To obtain convictions, the society had to rely on
the testimony of two turn-coat
informants, both petty criminals
and likely prostitutes, Thomas Newton and Edward Courtney who had already been used as “queer-bait and agents
provocateurs or entrappers.” One
or both of them testified to participating
in sexual acts with all of those
sentenced to hang and others who were sentenced to prison and the pillory.
As
the trial progressed there became some publish
backlash for using the testimony of
such disreputable characters as the sole evidence of actual sodomy. That especially was the case for 43 year old Gabriel Lawrence, a milk peddler and widower with a teenage
daughter who was able to produce many witnesses to his good character and that no one other than Newton and Courtney had
ever been the recipient of any advances.
Lawrence admitted to drinking at Mrs. Claps regularly with a friend, Henry Yoxam the cow keeper who supplied him and several Molly houses with milk, but
adamantly proclaimed his innocence of any indecencies.
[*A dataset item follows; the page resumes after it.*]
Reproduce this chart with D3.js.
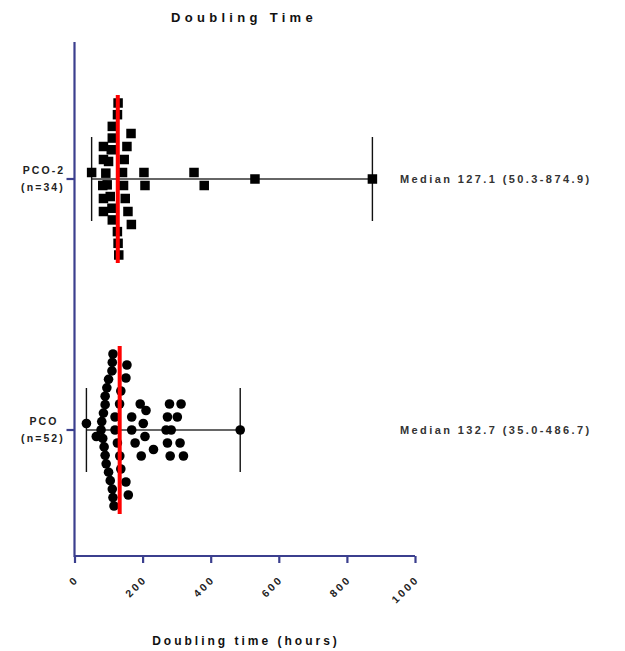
<!DOCTYPE html>
<html>
<head>
<meta charset="utf-8">
<script src="https://cdn.jsdelivr.net/npm/d3@7"></script>
<style>
  html, body { margin: 0; padding: 0; background: #fff; }
  svg { display: block; }
  text { font-family: "Liberation Sans", Arial, sans-serif; font-weight: bold; }
</style>
</head>
<body>
<svg id="chart" width="625" height="651"></svg>
<script>
// ---------------- data ----------------
const title = "Doubling Time";
const xLabel = "Doubling time (hours)";
const categories = ["PCO-2", "PCO"];
const counts = [34, 52];
const medians = [127.1, 132.7];
const mins = [50.3, 35.0];
const maxs = [874.9, 486.7];
const xTicks = [0, 200, 400, 600, 800, 1000];

const pco2Values = [128, 126.2, 111, 167, 111, 85, 157, 108, 85, 100, 149, 83, 92, 144, 204, 381,
  50.3, 96, 141, 207, 351, 85, 105, 146, 110, 85, 154, 111, 166, 126, 128, 130, 530, 874.9];

const pcoValues = [111, 151, 111, 136, 100, 95, 132.4, 207, 302, 90, 87, 196, 281, 313, 83, 178,
  273, 119, 64, 78, 113, 158, 232, 35.0, 80, 116, 168, 269, 310, 486.7, 210, 85, 119, 154, 273,
  320, 168, 90, 90, 126, 279, 93, 193, 284, 100, 133, 202, 105, 136, 110, 113, 151];

const seriesValues = [pco2Values, pcoValues];
const symbols = ["square", "circle"];

// ---------------- layout ----------------
const svg = d3.select("#chart");
const axisColor = "#3b3f8e";

const x = d3.scaleLinear().domain([0, 1000]).range([74.5, 415]);
const y = d3.scalePoint().domain(categories).range([179, 430]);

const axisTop = 42, axisBottom = 556;

// title
svg.append("text")
  .attr("x", 244).attr("y", 22)
  .attr("text-anchor", "middle")
  .style("font-size", "13px").style("letter-spacing", "4.3px")
  .attr("fill", "#111")
  .text(title);

// x axis
const xAxisG = svg.append("g").attr("transform", `translate(0,${axisBottom})`);
xAxisG.call(d3.axisBottom(x).tickValues(xTicks).tickSize(7).tickFormat(""));
xAxisG.select(".domain").attr("stroke", axisColor).attr("stroke-width", 2.2)
  .attr("d", `M${x(0)},0H${x(1000)}`);
xAxisG.selectAll(".tick line").attr("stroke", axisColor).attr("stroke-width", 2.2);

xAxisG.selectAll(".tlabel")
  .data(xTicks).enter().append("text")
  .attr("class", "tlabel")
  .attr("transform", d => `translate(${x(d) + 5},${24}) rotate(-45)`)
  .attr("text-anchor", "end")
  .style("font-size", "10.5px").style("letter-spacing", "2.6px")
  .attr("fill", "#222")
  .text(d => d);

svg.append("text")
  .attr("x", 246).attr("y", 645)
  .attr("text-anchor", "middle")
  .style("font-size", "12px").style("letter-spacing", "3px")
  .attr("fill", "#111")
  .text(xLabel);

// y axis
svg.append("line")
  .attr("x1", x(0)).attr("x2", x(0))
  .attr("y1", axisTop).attr("y2", axisBottom + 1)
  .attr("stroke", axisColor).attr("stroke-width", 2.2);

categories.forEach((c, i) => {
  const cy = y(c);
  svg.append("line")
    .attr("x1", x(0) - 8).attr("x2", x(0))
    .attr("y1", cy).attr("y2", cy)
    .attr("stroke", axisColor).attr("stroke-width", 2.2);
  const t = svg.append("text")
    .attr("text-anchor", "middle")
    .style("font-size", "10.5px").style("letter-spacing", "2.1px")
    .attr("fill", "#222");
  t.append("tspan").attr("x", 44).attr("y", cy - 5).text(c);
  t.append("tspan").attr("x", 43).attr("y", cy + 12).text(`(n=${counts[i]})`);
});

// Prism-style scatter layout: values binned along the value axis, each bin
// sorted and spread perpendicular from the centre outward (compressed if crowded)
function scatterLayout(values, binWidth, step, maxHalf) {
  const origin = d3.min(values);
  const bins = d3.groups(values.map(v => ({ v })), d => Math.floor((d.v - origin) / binWidth + 1e-9));
  const out = [];
  bins.forEach(([, arr]) => {
    arr.sort((a, b) => a.v - b.v);
    const n = arr.length;
    const s = n > 1 ? Math.min(step, (2 * maxHalf) / (n - 1)) : step;
    arr.forEach((d, k) => {
      let off;
      if (n % 2 === 1) {
        const lvl = Math.ceil(k / 2);
        off = (k % 2 === 1 ? -1 : 1) * lvl * s;
      } else {
        const lvl = Math.floor(k / 2) + 0.5;
        off = (k % 2 === 0 ? -1 : 1) * lvl * s;
      }
      out.push({ v: d.v, px: x(d.v), off });
    });
  });
  return out;
}

categories.forEach((c, i) => {
  const cy = y(c);
  const g = svg.append("g");
  // whiskers (range)
  g.append("line")
    .attr("x1", x(mins[i])).attr("x2", x(maxs[i]))
    .attr("y1", cy).attr("y2", cy)
    .attr("stroke", "#333").attr("stroke-width", 1.4);
  [mins[i], maxs[i]].forEach(v => {
    g.append("line")
      .attr("x1", x(v)).attr("x2", x(v))
      .attr("y1", cy - 42).attr("y2", cy + 42)
      .attr("stroke", "#111").attr("stroke-width", 1.4);
  });

  const pts = scatterLayout(seriesValues[i], 41.5, 13, 76);
  if (symbols[i] === "square") {
    g.selectAll("rect.pt").data(pts).enter().append("rect")
      .attr("class", "pt")
      .attr("x", d => d.px - 4.75).attr("y", d => cy + d.off - 4.75)
      .attr("width", 9.5).attr("height", 9.5)
      .attr("fill", "#000");
  } else {
    g.selectAll("circle.pt").data(pts).enter().append("circle")
      .attr("class", "pt")
      .attr("cx", d => d.px).attr("cy", d => cy + d.off)
      .attr("r", 4.8)
      .attr("fill", "#000");
  }

  // median
  g.append("line")
    .attr("x1", x(medians[i])).attr("x2", x(medians[i]))
    .attr("y1", cy - 84).attr("y2", cy + 84)
    .attr("stroke", "#ff0000").attr("stroke-width", 4);

  // annotation
  svg.append("text")
    .attr("x", 400).attr("y", cy + 4)
    .style("font-size", "11px").style("letter-spacing", "2.4px")
    .attr("fill", "#333")
    .text(`Median ${medians[i].toFixed(1)} (${mins[i].toFixed(1)}-${maxs[i].toFixed(1)})`);
});
</script>
</body>
</html>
None the less,
he was sentenced to hang.-
With
outrage for the witch hunt growing,
prosecutors quietly declined to press charges against those who had not already
either bought their way out of trouble or been freed for lack of evidence.
That
did not include Mrs. Clap herself. When
she was finally brought before the bar
she pled innocent to the charge of keeping a disorderly house. She told the jury “I hope it will be consider’d that
I am a Woman, and therefore it cannot be thought that I would ever be concern’d
in such Practices.” She was convicted
anyway and harshly sentenced for the offense—“to stand in the pillory in Smithfield,
to pay a fine of 20 marks, and to
suffer two years’ imprisonment.”
She
never survived to serve her prison sentence.
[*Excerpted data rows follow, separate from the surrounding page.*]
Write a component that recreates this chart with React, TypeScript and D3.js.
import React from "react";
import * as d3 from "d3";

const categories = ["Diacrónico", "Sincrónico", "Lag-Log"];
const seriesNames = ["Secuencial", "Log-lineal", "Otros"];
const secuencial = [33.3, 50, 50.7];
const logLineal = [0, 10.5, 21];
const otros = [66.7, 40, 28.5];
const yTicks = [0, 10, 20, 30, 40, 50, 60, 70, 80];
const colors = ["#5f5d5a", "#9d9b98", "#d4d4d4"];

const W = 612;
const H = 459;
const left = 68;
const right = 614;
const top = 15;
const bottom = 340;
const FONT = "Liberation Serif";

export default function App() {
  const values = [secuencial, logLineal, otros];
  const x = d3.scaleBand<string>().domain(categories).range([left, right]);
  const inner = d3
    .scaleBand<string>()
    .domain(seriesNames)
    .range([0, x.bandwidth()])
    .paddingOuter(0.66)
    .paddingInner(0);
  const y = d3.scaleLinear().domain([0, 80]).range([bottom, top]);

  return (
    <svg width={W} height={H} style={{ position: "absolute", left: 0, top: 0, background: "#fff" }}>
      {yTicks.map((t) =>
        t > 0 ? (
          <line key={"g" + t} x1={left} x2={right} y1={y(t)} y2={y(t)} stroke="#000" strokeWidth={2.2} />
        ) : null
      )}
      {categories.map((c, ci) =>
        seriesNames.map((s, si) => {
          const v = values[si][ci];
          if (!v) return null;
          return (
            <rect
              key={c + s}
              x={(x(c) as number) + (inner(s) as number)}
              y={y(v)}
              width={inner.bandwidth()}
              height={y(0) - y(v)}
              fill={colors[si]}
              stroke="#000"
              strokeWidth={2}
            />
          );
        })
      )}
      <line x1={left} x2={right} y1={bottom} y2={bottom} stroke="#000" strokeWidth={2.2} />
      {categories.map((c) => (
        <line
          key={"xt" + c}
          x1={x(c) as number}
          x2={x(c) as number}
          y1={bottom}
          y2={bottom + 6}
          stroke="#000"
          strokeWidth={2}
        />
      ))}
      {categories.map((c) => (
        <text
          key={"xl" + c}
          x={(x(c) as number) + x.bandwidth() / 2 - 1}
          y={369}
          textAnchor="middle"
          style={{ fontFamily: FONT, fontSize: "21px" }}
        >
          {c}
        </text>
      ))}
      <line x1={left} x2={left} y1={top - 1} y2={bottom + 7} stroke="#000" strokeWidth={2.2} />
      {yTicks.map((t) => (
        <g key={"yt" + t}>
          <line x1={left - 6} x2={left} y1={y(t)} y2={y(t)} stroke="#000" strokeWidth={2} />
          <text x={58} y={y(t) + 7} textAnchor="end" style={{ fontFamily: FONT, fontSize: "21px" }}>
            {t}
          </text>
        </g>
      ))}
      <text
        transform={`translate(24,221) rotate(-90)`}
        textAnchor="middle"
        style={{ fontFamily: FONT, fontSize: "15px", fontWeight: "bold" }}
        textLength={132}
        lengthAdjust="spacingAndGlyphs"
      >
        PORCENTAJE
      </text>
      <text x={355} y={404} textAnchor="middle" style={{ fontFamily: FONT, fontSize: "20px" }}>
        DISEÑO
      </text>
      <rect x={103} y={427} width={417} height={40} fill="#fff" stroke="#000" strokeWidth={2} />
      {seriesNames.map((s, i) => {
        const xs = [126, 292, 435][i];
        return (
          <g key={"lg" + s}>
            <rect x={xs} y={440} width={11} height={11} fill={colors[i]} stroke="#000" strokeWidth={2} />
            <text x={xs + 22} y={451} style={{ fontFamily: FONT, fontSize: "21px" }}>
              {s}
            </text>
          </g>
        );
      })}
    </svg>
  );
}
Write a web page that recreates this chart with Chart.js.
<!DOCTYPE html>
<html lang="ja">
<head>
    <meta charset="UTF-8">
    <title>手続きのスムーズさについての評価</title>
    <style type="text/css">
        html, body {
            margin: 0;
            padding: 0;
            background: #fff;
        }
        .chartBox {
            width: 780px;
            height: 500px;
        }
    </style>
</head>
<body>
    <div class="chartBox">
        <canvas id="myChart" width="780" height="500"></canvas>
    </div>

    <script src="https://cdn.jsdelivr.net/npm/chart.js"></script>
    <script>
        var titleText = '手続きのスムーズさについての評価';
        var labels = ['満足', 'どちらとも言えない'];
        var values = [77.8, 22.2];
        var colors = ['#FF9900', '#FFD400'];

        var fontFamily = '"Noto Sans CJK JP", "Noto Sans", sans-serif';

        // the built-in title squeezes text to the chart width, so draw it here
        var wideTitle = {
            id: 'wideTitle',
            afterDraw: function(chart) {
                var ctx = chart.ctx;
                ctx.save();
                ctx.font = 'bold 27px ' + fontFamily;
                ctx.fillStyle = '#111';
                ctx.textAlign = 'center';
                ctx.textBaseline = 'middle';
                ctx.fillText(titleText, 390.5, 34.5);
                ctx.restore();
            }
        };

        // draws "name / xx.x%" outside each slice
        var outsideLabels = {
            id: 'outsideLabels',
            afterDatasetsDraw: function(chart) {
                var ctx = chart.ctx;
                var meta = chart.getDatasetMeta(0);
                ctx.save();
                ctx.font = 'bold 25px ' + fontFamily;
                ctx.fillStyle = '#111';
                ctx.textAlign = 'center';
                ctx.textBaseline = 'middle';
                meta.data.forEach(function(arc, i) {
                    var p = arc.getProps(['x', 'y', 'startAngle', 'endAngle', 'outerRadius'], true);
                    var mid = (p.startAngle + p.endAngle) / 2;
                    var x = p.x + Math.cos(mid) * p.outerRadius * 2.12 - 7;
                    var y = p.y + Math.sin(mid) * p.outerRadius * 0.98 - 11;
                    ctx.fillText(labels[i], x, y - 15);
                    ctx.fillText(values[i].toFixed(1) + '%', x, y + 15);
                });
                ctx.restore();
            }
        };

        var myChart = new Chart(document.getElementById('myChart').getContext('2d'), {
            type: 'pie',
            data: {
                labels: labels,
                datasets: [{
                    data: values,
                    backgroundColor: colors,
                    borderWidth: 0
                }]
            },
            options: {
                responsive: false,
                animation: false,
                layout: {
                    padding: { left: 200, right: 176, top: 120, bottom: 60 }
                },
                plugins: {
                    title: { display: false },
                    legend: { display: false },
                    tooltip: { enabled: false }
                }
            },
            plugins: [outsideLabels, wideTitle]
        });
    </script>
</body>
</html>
She was so grievously mistreated
by a mob at the pillory—probably pelted
with stones and beaten with sticks—that she collapsed three times and had to be carried away insensible. She
probably died of her injuries within
hours or days, although no record of her
passing was recorded. She simply vanished to official history.
This
grisly and unfortunate tale is a useful
counter to a somewhat fashionable
claim made by some current historians
that prior to the 20th Century there
was no Gay culture and homosexuality as we understand it did not exist.
They don’t deny that there were individuals who engaged in
homosexual acts or relationships, but maintain that society viewed them differently
and that so did the individuals whether the acts were suppressed or winked at. But modern observers will quickly note the characteristics
of a well established gay culture in this story—a common code slang, conventions,
safe-space gathering spots, role playing,
and cross dressing. Similar establishments and cultures
established themselves in large urban
centers where there was some sense
of anonymity and a certain critical
mass of population. Like the bathhouses of the ‘60’ and’70’s and the bars, clubs, and discos of
today, the Molly houses thrived in a
culture with a modicum of tolerance and
then became rallying points of
resistance in times of repression.
Poster for the London production of Mother Clap's Molly House by Mark Ravenhill. |
The
story of Mrs. Clap’s Molly house has become foundational to modern
British gay culture. It has been
told and retold in novels, poems, histories and recently in an avant-garde
stage musical, Mother Clap’s Molly House by Mark Ravenhill.